FERGUS – Carter Hutchison recently received a $40,000 Schulich Builders Scholarship to study welding and fabrication at Conestoga College.
The Centre Wellington District High School graduate is one of 100 recipients of skilled trades scholarships from the Schulich Foundation. The scholarships are meant to address the shortage of skilled trade labour in Ontario.
“We rely on skilled trades to build and maintain the infrastructure of our cities and towns. Our challenge is not having enough of these talented people to meet the demands fueled by our growth,” the Schulich Foundation states on its website.
The scholarships go towards tuition, tools and living expenses. The recipients are chosen for their strong work ethic and character.
Hutchison developed his work ethic while growing up, helping his dad on weekends with his landscaping business, AJH Landscape Services.
He also worked at the Creative Landscape Depot in Guelph, and facility manager Blake Sicard wrote a letter recommending him for the scholarship.
“Carter is an exceptionally hard worker,” Sicard writes. “We only needed to explain jobs and tasks once and Carter often exceeded expectations upon completion.”
Sicard said Hutchison was “a very valuable member of our team.”
This work ethic, and an interest in welding, grew during Hutchison’s high school co-op placement at Burnett Farms in East Garafraxa.
Hutchison cultivated crops with a tractor, maintained heavy equipment including hydraulics systems and motors, and learned how to weld.
Welding interests Hutchison because it will enable him to “build anything and fix anything,” he told the Advertiser.
He said he grew up with a creative mind and loved playing with Lego.
While working on the farm he saw firsthand a lot of necessary equipment is made of metal, and “metal breaks eventually, so it needs to be fixed or rebuilt.”
When you need a part that’s not easy to buy, the ability to weld “is really very valuable,” Hutchison said.
When he found out he was selected for the scholarship, it took a while for the news to hit home.
“I didn’t actually believe it for like the first week, and then after I started to get more information on it and learn more about what I needed to keep doing to continue getting the scholarship, it really became real then,” he said.
There are two primary requirements to keep the scholarship: maintain a 3.0 grade average, and act as an advocate for skilled trades.
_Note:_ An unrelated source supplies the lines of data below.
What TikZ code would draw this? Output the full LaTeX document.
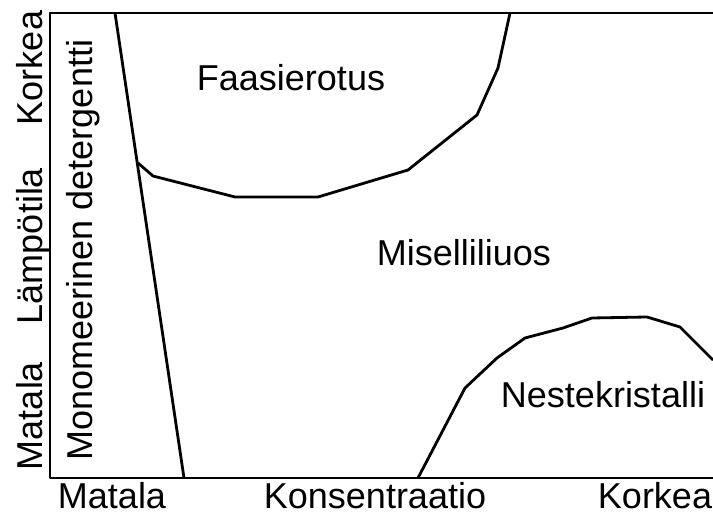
\documentclass[tikz,border=0pt]{standalone}
\usepackage{fontspec}
\setmainfont{Liberation Sans}
\usetikzlibrary{positioning}
\begin{document}
\begin{tikzpicture}[x=0.5pt, y=-0.5pt,
  lbl/.style={inner sep=0pt, anchor=center, text height=12.9pt, text depth=0pt,
              font=\fontsize{18}{21.6}\selectfont},
  vlbl/.style={lbl, rotate=90},
  bnd/.style={line width=1.4pt, line join=round, black}]
\useasboundingbox (0,0) rectangle (713,513);
% frame
\draw[bnd] (713,13) -- (50,13) -- (50,478) -- (713,478);
% phase boundaries
\draw[bnd] (115,13) -- (184,478);
\draw[bnd] (138,163) -- (153,176) -- (235,197) -- (318,197) -- (408,170)
  -- (477,115) -- (498,68) -- (510,13);
\draw[bnd] (418,478) -- (465,388) -- (497,358) -- (525,338) -- (563,328)
  -- (592,318) -- (647,317) -- (680,327) -- (713,360);
% regions
\node[lbl] (faas) at (291,78)  {Faasierotus};
\node[lbl] (mis)  at (464,253) {Miselliliuos};
\node[lbl] (nest) at (603,395) {Nestekristalli};
\node[vlbl] (mono) at (80,250) {Monomeerinen detergentti};
% axes
\node[lbl] (xlo)  at (112,496) {Matala};
\node[lbl] (xlab) at (375,496) {Konsentraatio};
\node[lbl] (xhi)  at (655,496) {Korkea};
\node[vlbl] (ylo)  at (29.5,416) {Matala};
\node[vlbl] (ylab) at (29.5,246) {Lämpötila};
\node[vlbl] (yhi)  at (29.5,68)  {Korkea};
\end{tikzpicture}
\end{document}
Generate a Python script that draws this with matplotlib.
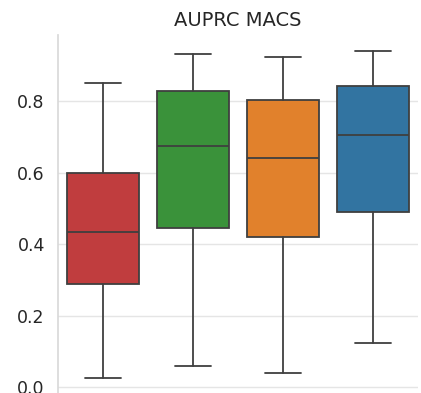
import matplotlib
matplotlib.use("Agg")
import matplotlib.pyplot as plt
import seaborn as sns

sns.set_theme(style="whitegrid")
plt.rcParams['font.family'] = ['DejaVu Sans']

categories = ["A", "B", "C", "D"]
colors = ["#c03d3e", "#3a923a", "#e1812c", "#3274a1"]
whislo = [0.025, 0.059, 0.039, 0.125]
q1 = [0.289, 0.444, 0.421, 0.490]
med = [0.433, 0.675, 0.640, 0.704]
q3 = [0.600, 0.827, 0.802, 0.842]
whishi = [0.849, 0.931, 0.923, 0.939]
yticks = [0.0, 0.2, 0.4, 0.6, 0.8]

fig = plt.figure(figsize=(4.21, 3.93), dpi=100)
ax = fig.add_axes([0.1378, -0.0046, 0.855, 0.916])

stats = [dict(label=c, whislo=a, q1=b, med=m, q3=d, whishi=e, fliers=[])
         for c, a, b, m, d, e in zip(categories, whislo, q1, med, q3, whishi)]
lc = "#3f3f3f"
bp = ax.bxp(stats, positions=range(len(categories)), widths=0.8, patch_artist=True,
            showfliers=False,
            boxprops=dict(edgecolor=lc, linewidth=1.3),
            whiskerprops=dict(color=lc, linewidth=1.3),
            capprops=dict(color=lc, linewidth=1.3),
            medianprops=dict(color=lc, linewidth=1.3))
for patch, col in zip(bp['boxes'], colors):
    patch.set_facecolor(col)
for cap in bp['caps']:
    x = cap.get_xdata()
    c = (x[0] + x[1]) / 2
    cap.set_xdata([c - 0.2, c + 0.2])

ax.set_xlim(-0.5, 3.5)
ax.set_ylim(-0.021, 0.985)
ax.set_yticks(yticks)
ax.set_yticklabels([f"{t:.1f}" for t in yticks], fontsize=12.5, color="#262626")
ax.set_xticks([])
ax.grid(axis='x', visible=False)
ax.grid(axis='y', color="#e5e5e5", linewidth=1.0)
for s in ['top', 'right', 'bottom']:
    ax.spines[s].set_visible(False)
ax.spines['left'].set_color("#d9d9d9")
ax.set_axisbelow(True)
ax.set_title("AUPRC MACS", fontsize=14, color="#262626", pad=6)

fig.savefig("out.png", dpi=100)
Hutchison will be attending events to promote skilled trades to potential future college students – youths currently in elementary and high school. He said his role is to help strengthen and broaden young people’s view of skilled trades and share information about the need for skilled trades labour.
Hutchison is looking forward to mentoring as he “enjoy(s) collaborating with others and being able to bring out the best in them.”
Hutchison’s short-term goals are to complete his college program and secure work in his field.
Long-term, he hopes to be as successful as possible and learn as much as he can, eventually either opening his own welding shop or taking over his dad’s landscape business while practicing welding on the side.
Hutchison started the welding and fabrication technician program in September and he’s really enjoying his studies thus far.
“I enjoy it a lot,” he said.
Inthusan Sivaguru of Mount Forest also received a $40,000 Schulich Builders Scholarship. He is studying electrical engineering at Sheridan College.